Les primaires de la droite se sont achevées par la victoire de l'outsider François Fillon en éliminant les deux favoris, l'ancien président Nicolas Sarkozy et l'ancien Premier ministre de Chirac, Alain Juppé, actuel maire de Bordeaux. On ne peut pas vraiment dire que les électeurs de ces primaires ont choisi de renouveler le personnel politique. On pourrait comprendre l'élimination de Juppé qui était un peu âgé (71 ans) et il aurait plutôt dû se présenter la fois précédente. Sarkozy agaçait en prétendant encore avoir changé tout en refaisant son numéro habituel. Mais Fillon a été son Premier ministre pendant cinq ans et il propose bien une forme de continuité. C'est bien ce qui a été choisi. Il ne faut pas se faire trop d'illusion sur la volonté de renouvellement.
Plus généralement, les commentateurs (qui se sont trompés) ont un peu trop tendance à finir par s'auto-persuader de leurs analyses médiatiques, d'ailleurs fondées sur de fausses confidences des politiques eux-mêmes, entre plan de comm' et méthode Coué. Et ça se termine par une biographie de politicien par un journaliste. Le discrédit des élites découle plus d'une impression permanente de déjà-vu que de leur collusion.

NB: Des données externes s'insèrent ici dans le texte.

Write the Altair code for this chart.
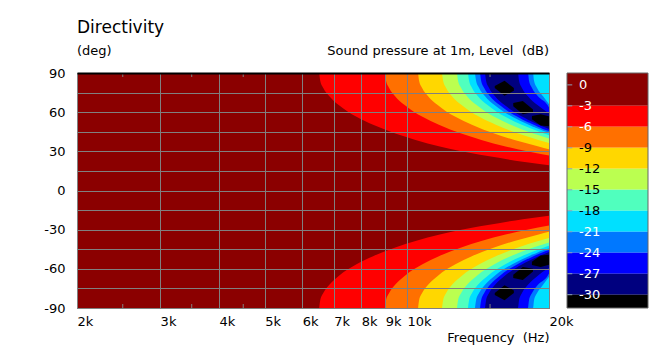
import altair as alt
import pandas as pd

FONT = "DejaVu Sans"

# ---------------- data ----------------
LEVELS = [-3, -6, -9, -12, -15, -18, -21, -24, -27, -30]
BAND_COLORS = ["#ff0000", "#ff7000", "#ffd700", "#bbff50", "#50ffbe",
               "#00e0ff", "#0078ff", "#0000ff", "#00007f", "#000000"]
TOP_COLOR = "#8b0000"

X_TICKS = [2000, 3000, 4000, 5000, 6000, 7000, 8000, 9000, 10000, 20000]
X_MINOR = [2500, 3500, 4500, 15000]
Y_TICKS = [-90, -75, -60, -45, -30, -15, 0, 15, 30, 45, 60, 75, 90]

BAR_LABELS = [0, -3, -6, -9, -12, -15, -18, -21, -24, -27, -30]
BAR_EDGES = [1.7, -3, -6, -9, -12, -15, -18, -21, -24, -27, -30, -31.9]

# contour boundaries of the upper lobe
# frequency (kHz), lower angle (deg), upper angle (deg; None = 90)
B3_F = [6.52, 6.55, 6.65, 6.85, 7.17, 7.50, 7.82, 8.48, 9.45, 10.43, 11.74, 13.04, 15.65, 17.6, 20.0]
B3_LO = [90, 84.3, 78.6, 72.2, 65.4, 60.4, 56.4, 50.3, 43.6, 38.7, 33.7, 30.0, 25.0, 22.0, 19.3]

B6_F = [8.99, 9.03, 9.17, 9.44, 9.89, 10.34, 10.79, 11.69, 13.04, 14.38, 16.18, 17.98, 20.0]
B6_LO = [90, 84.3, 78.6, 72.2, 65.4, 60.4, 56.4, 50.3, 43.6, 38.7, 33.7, 30.0, 26.8]

B9_F = [10.56, 10.61, 10.77, 11.09, 11.62, 12.14, 12.67, 13.73, 15.31, 16.90, 19.01, 20.0]
B9_LO = [90, 84.3, 78.6, 72.2, 65.4, 60.4, 56.4, 50.3, 43.6, 38.7, 33.7, 31.6]

B12_F = [11.87, 11.93, 12.11, 12.46, 13.06, 13.65, 14.24, 15.43, 17.21, 18.99, 20.0]
B12_LO = [90, 84.3, 78.6, 72.2, 65.4, 60.4, 56.4, 50.3, 43.6, 38.7, 36.3]

B15_F = [12.77, 12.83, 13.03, 13.41, 14.05, 14.69, 15.32, 16.60, 18.52, 20.0]
B15_LO = [90, 84.3, 78.6, 72.2, 65.4, 60.4, 56.4, 50.3, 43.6, 39.8]

B18_F = [13.47, 13.54, 13.74, 14.14, 14.82, 15.49, 16.16, 17.51, 19.53, 20.0]
B18_LO = [90, 84.3, 78.6, 72.2, 65.4, 60.4, 56.4, 50.3, 43.6, 42.3]

B21_F = [13.94, 14.01, 14.22, 14.64, 15.33, 16.03, 16.73, 18.12, 18.50, 18.59, 18.87, 19.43, 20.0]
B21_LO = [90, 84.3, 78.6, 72.2, 65.4, 60.4, 56.4, 50.3, 48.9, 48.6, 47.6, 45.8, 44.5]
B21_HI = [90, 90, 90, 90, 90, 90, 90, 90, 90, 84.3, 78.6, 72.2, 66.0]

B24_F = [14.29, 14.36, 14.58, 15.00, 15.72, 16.43, 17.15, 18.05, 18.14, 18.41, 18.95, 19.86, 20.0]
B24_LO = [90, 84.3, 78.6, 72.2, 65.4, 60.4, 56.4, 52.3, 52.0, 50.9, 48.9, 46.0, 45.8]
B24_HI = [90, 90, 90, 90, 90, 90, 90, 90, 84.3, 78.6, 72.2, 65.4, 63.5]

B27_F = [14.64, 14.71, 14.93, 15.37, 16.10, 16.84, 17.19, 17.28, 17.53, 18.05, 18.91, 19.77, 20.0]
B27_LO = [90, 84.3, 78.6, 72.2, 65.4, 60.4, 58.4, 57.9, 56.6, 54.2, 50.7, 47.8, 47.1]
B27_HI = [90, 90, 90, 90, 90, 90, 90, 84.3, 78.6, 72.2, 65.4, 60.4, 59.3]

# black spots along the null
N_A_F = [15.35, 16.1, 16.85]
N_A_LO = [78.5, 72.5, 76.5]
N_A_HI = [80.0, 84.0, 78.5]
N_B_F = [16.8, 17.6, 18.5]
N_B_LO = [64.5, 58.5, 60.0]
N_B_HI = [67.0, 68.5, 62.0]
N_C_F = [18.4, 19.2, 20.0]
N_C_LO = [54.5, 49.8, 49.3]
N_C_HI = [57.0, 58.5, 56.8]

BOUNDS = {
    -3: [(B3_F, B3_LO, None)],
    -6: [(B6_F, B6_LO, None)],
    -9: [(B9_F, B9_LO, None)],
    -12: [(B12_F, B12_LO, None)],
    -15: [(B15_F, B15_LO, None)],
    -18: [(B18_F, B18_LO, None)],
    -21: [(B21_F, B21_LO, B21_HI)],
    -24: [(B24_F, B24_LO, B24_HI)],
    -27: [(B27_F, B27_LO, B27_HI)],
    -30: [(N_A_F, N_A_LO, N_A_HI), (N_B_F, N_B_LO, N_B_HI), (N_C_F, N_C_LO, N_C_HI)],
}

rows = []
for lev, segs in BOUNDS.items():
    for s, (F, LO, HI) in enumerate(segs):
        if HI is None:
            HI = [90] * len(F)
        for f, lo, hi in zip(F, LO, HI):
            rows.append(dict(level=lev, part=f"{s}u", f=f * 1000, lo=lo, hi=hi))
            rows.append(dict(level=lev, part=f"{s}l", f=f * 1000, lo=-hi, hi=-lo))
contours = pd.DataFrame(rows)

# ---------------- main plot ----------------
GRID = "#808080"
X = alt.X(
    "f:Q",
    scale=alt.Scale(type="log", domain=[2000, 20000], nice=False),
    axis=alt.Axis(
        values=X_TICKS, labelExpr="datum.value / 1000 + 'k'",
        labelAlign="left", labelFlush=False, labelOverlap=False,
        labelPadding=7, ticks=False, domain=False,
        grid=True, gridColor=GRID, gridWidth=1, zindex=1,
        labelFont=FONT, labelFontSize=13, labelColor="black",
        title="Frequency \u00a0(Hz)", titleFont=FONT, titleFontSize=13,
        titleFontWeight="normal", titleColor="black",
        titleAnchor="end", titlePadding=3,
    ),
)
Y = alt.Y(
    "lo:Q",
    scale=alt.Scale(domain=[-90, 90], nice=False, zero=False),
    axis=alt.Axis(
        values=Y_TICKS,
        labelExpr="datum.value % 30 == 0 ? '' + datum.value : ''",
        labelPadding=12, ticks=False, domain=False,
        grid=True,
        gridColor={"condition": {"test": "datum.value == 90", "value": "black"}, "value": GRID},
        gridWidth={"condition": {"test": "datum.value == 90", "value": 2}, "value": 1},
        zindex=1,
        labelFont=FONT, labelFontSize=13, labelColor="black",
        title=None,
    ),
)

layers = []
for lev, col in zip(LEVELS, BAND_COLORS):
    layers.append(
        alt.Chart(contours)
        .transform_filter(alt.datum.level == lev)
        .mark_area(color=col, clip=True,
                   interpolate="linear" if lev == -30 else "monotone")
        .encode(x=X, y=Y, y2="hi:Q", detail="part:N")
    )

minor_df = pd.DataFrame({"f": X_MINOR * 2, "lo": [90] * len(X_MINOR) + [-90] * len(X_MINOR)})
layers.append(
    alt.Chart(minor_df)
    .mark_tick(orient="vertical", size=8, thickness=1, color=GRID, clip=True, opacity=1)
    .encode(x=X, y=Y)
)

left_df = pd.DataFrame({"f": [2000], "lo": [90]})
right_df = pd.DataFrame({"f": [20000], "lo": [90]})
layers.append(
    alt.Chart(left_df).mark_text(text="Directivity", align="left", baseline="middle",
                                 dy=-45, font=FONT, fontSize=17, color="black")
    .encode(x=X, y=Y)
)
layers.append(
    alt.Chart(left_df).mark_text(text="(deg)", align="left", baseline="middle",
                                 dy=-22, font=FONT, fontSize=13, color="black")
    .encode(x=X, y=Y)
)
layers.append(
    alt.Chart(right_df).mark_text(text="Sound pressure at 1m, Level \u00a0(dB)",
                                  align="right", baseline="middle",
                                  dy=-22, font=FONT, fontSize=13, color="black")
    .encode(x=X, y=Y)
)
main = alt.layer(*layers)

# ---------------- colour bar ----------------
bar_df = pd.DataFrame({"top": BAR_EDGES[:-1], "bottom": BAR_EDGES[1:],
                       "col": [TOP_COLOR] + BAND_COLORS})
lab_df = pd.DataFrame({"v": BAR_LABELS, "txt": [str(v) for v in BAR_LABELS]})

BAR_X_SCALE = alt.Scale(domain=[0, 1], range=[490, 571])
BAR_Y_SCALE = alt.Scale(domain=[BAR_EDGES[-1], BAR_EDGES[0]], nice=False, zero=False)
XB = alt.XDatum(0, scale=BAR_X_SCALE, axis=None)

rects = alt.Chart(bar_df).mark_rect().encode(
    x=XB, x2=alt.X2Datum(1),
    y=alt.Y("top:Q", scale=BAR_Y_SCALE, axis=None), y2="bottom:Q",
    color=alt.Color("col:N", scale=None),
)
bar_ticks = alt.Chart(lab_df).mark_rule(color="#8aa0b8", strokeWidth=1).encode(
    x=XB, x2=alt.X2Datum(0.065),
    y=alt.Y("v:Q", scale=BAR_Y_SCALE, axis=None),
)
bar_labels = alt.Chart(lab_df).mark_text(align="left", baseline="middle", dx=12,
                                         font=FONT, fontSize=13).encode(
    x=XB,
    y=alt.Y("v:Q", scale=BAR_Y_SCALE, axis=None),
    text="txt:N",
    color=alt.condition("datum.v > -7 || datum.v < -20", alt.value("white"), alt.value("black")),
)
border = alt.Chart(bar_df).mark_rect(fillOpacity=0, stroke="#666666", strokeWidth=1).encode(
    x=XB, x2=alt.X2Datum(1),
    y=alt.Y("max(top):Q", scale=BAR_Y_SCALE, axis=None),
    y2=alt.Y2("min(bottom):Q"),
)
bar = alt.layer(rects, bar_ticks, bar_labels, border)

chart = (
    alt.layer(main, bar)
    .resolve_scale(x="independent", y="independent")
    .properties(
        width=472, height=235,
        autosize=alt.AutoSizeParams(type="none"),
        padding={"left": 77, "top": 73, "right": 117, "bottom": 43},
        background="white",
    )
    .configure_view(fill=TOP_COLOR, stroke="#666666", strokeWidth=1)
)

chart.save("out.html", embed_options={"renderer": "svg", "actions": False})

La spécificité de ces primaires de droite a surtout consisté dans la forte éventualité d'une participation d'électeurs de gauche pour se débarrasser de Sarkozy au profit de Juppé. Cela a desservi Juppé au second tour, puisque Fillon a réussi à le faire passer pour un candidat trop à gauche, avec l'aide de ceux qui jouaient la carte de la droite décomplexée au premier tour (Copé ou Sarkozy lui-même). Mais le fait que Fillon arrive en tête n'était pas prévu. Et cela correspond sans doute à une image de gestionnaire sérieux qu'il a réussi à faire passer auprès des électeurs conservateurs.
Ce résultat inattendu laisse une drôle d'impression pour ces premières primaires de la droite française. On se demande d'ailleurs pourquoi Villepin ne s'y est pas présenté. Les autres doivent le tenir avec quelques casseroles encore fumantes. En fait, comme c'est parti, avec la gauche divisée, Fillon peut se considérer comme déjà élu. Cela ne devrait même plus être la peine de faire des élections s'il ne fallait pas respecter inutilement les procédures au seul bénéfice des commentateurs.
Car la vérité est bien là. La réalité des primaires, de la droite cette fois et de la gauche un peu plus tard (programmées tardivement pour favoriser la candidature du président sortant), correspond plutôt à la victoire des médias sur les partis. À force de parler de « grand oral de Sciences-po », les médias ont réussi à imposer ce mode de fonctionnement américain. « Medium is message » disait Mac Luhan. Le spectacle télévisuel permet aussi de booster les ventes de la presse.
Cette ultra-médiatisation a commencé à l'époque de l'augmentation du nombre de chaînes télés dans les années 80, et elle s'est poursuivie avec les chaînes d'infos. Les politiques se battent pour occuper le devant de la scène avec des « petites phrases » que les journalistes font semblant de déplorer en s'empressant de les diffuser. L'infotainment humoristique (dont les marionnettes des Guignols de l'info, si bien nommés) finit d'assurer le spectacle permanent en jetant de l'huile sur le feu. Internet n'a presque rien changé. Sa seule vraie différence est que les internautes participent. L'apport conceptuel d'Internet a été de populariser la notion de « troll ». Elle rappelle que les malveillances florentines sont inhérentes à la concurrence politique, pour ceux qui se feraient des illusions.
La réalité de tout système politique tend à devenir une machine à favoriser systématiquement les gens en place. L'échec classique de la démocratie réside dans l'oubli du principe du renouvellement des élites par celles qui en ont bénéficié. C'est évident dans les dictatures où les présidents élus refusent d'abandonner le pouvoir. Le présidentialisme de la Cinquième république ne consiste pas simplement à rétablir une sorte de monarchie symbolique, mais bien d'assurer le maintien en place par des artifices institutionnels.
La rengaine gaulliste de lutter contre l'instabilité par le rejet des partis, comme le répètent docilement les journalistes, a abouti à la sélection des candidats par les médias au lieu de favoriser la démocratie interne aux partis politiques. Le but politique n'est plus le débat négocié qui doit tendre vers un accord des interlocuteurs ou des factions, mais le spectacle qui exacerbe leur opposition. La notion de gauche d'une lutte des classes irréductible a contribué au renforcement de cette mise en scène des antagonismes. La dialectique intellectuelle (disputatio) est un artifice d'exposition qui annonçait bien la théâtralisation médiatique.